Ask HN: Why aren't you donating your spare CPU cycles for science? - Patrick_Devine
I&#x27;ve been looking through various distributed cooperative computing projects like distributed.net and BOINC (Seti@Home, Folding@Home, etc), and they each seem to have quite a few machines, but compared to how many computers that are out there, it&#x27;s kind of a drop in the bucket.  That seems like a shame, because there are some fairly worthwhile projects out there like Cosmology@Home and OGR-28.<p>My question is really why aren&#x27;t you donating spare cycles to science?  Is it too obscure&#x2F;weird&#x2F;not interesting?  Is it too difficult to wade through all of the BOINC documentation?
======
dalke
There's more to the world than science. I donate spare CPU cycles to the pypy
buildbot.

While I think OGR-28 is neat, what advantage is there in taking less than 15
years to knowing we have a perfect ruler?
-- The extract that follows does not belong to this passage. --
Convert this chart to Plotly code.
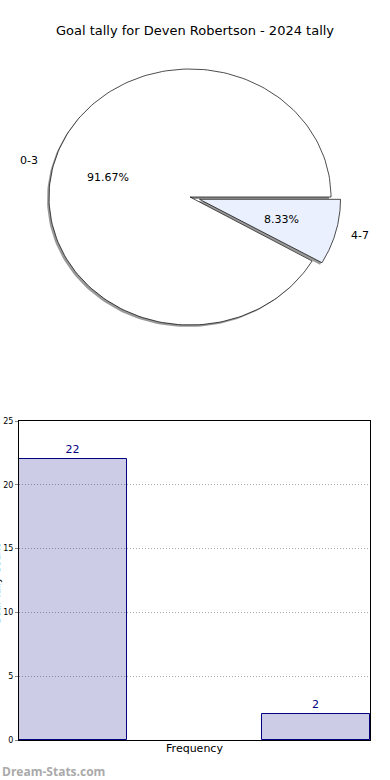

After all, we have a ruler now, we
just don't know if it's perfect.

Regarding Folding@Home, papers like
[http://www.ncbi.nlm.nih.gov/pmc/articles/PMC3673555/](http://www.ncbi.nlm.nih.gov/pmc/articles/PMC3673555/)
suggest that dedicated GPU hardware is the way to go these days. Reviewing
Pande's papers at
[http://folding.stanford.edu/home/papers](http://folding.stanford.edu/home/papers)
suggest that the limiting factor to understanding folding is analysis
capabilities, not data generation.

Cosmology@Home does not seem to be that active. Quoting from a 2011 message at
[http://www.cosmologyathome.org/forum_thread.php?id=590](http://www.cosmologyathome.org/forum_thread.php?id=590)
" Anybody who crunches here is probably just wasting his machines and
electricity for absolutely nothing.", and the welcome letter at
[http://www.cosmologyathome.org/wandelt_letter.php](http://www.cosmologyathome.org/wandelt_letter.php)
says "As a further incentive for people to participate we are considering
offering the Cosmology@Home Prize for the owner of the computer that
calculated the model that best fits the data as of the 31st of December 2009."

Given that the Amazon EC2 spot price for a computer more powerful than my
desktop is about $0.01, it's hard to be enthusiastic about spending my time.
See for example the comment at
[http://en.wikipedia.org/wiki/SETI@home](http://en.wikipedia.org/wiki/SETI@home)
:

> it has not been demonstrated that the order of magnitude excess in computers
> used, many outside the home (the original intent was to use 50,000-100,000
> "home" computers),[11] has benefited the project scientifically.

While that comment is unsourced, I see no reason to disagree with it.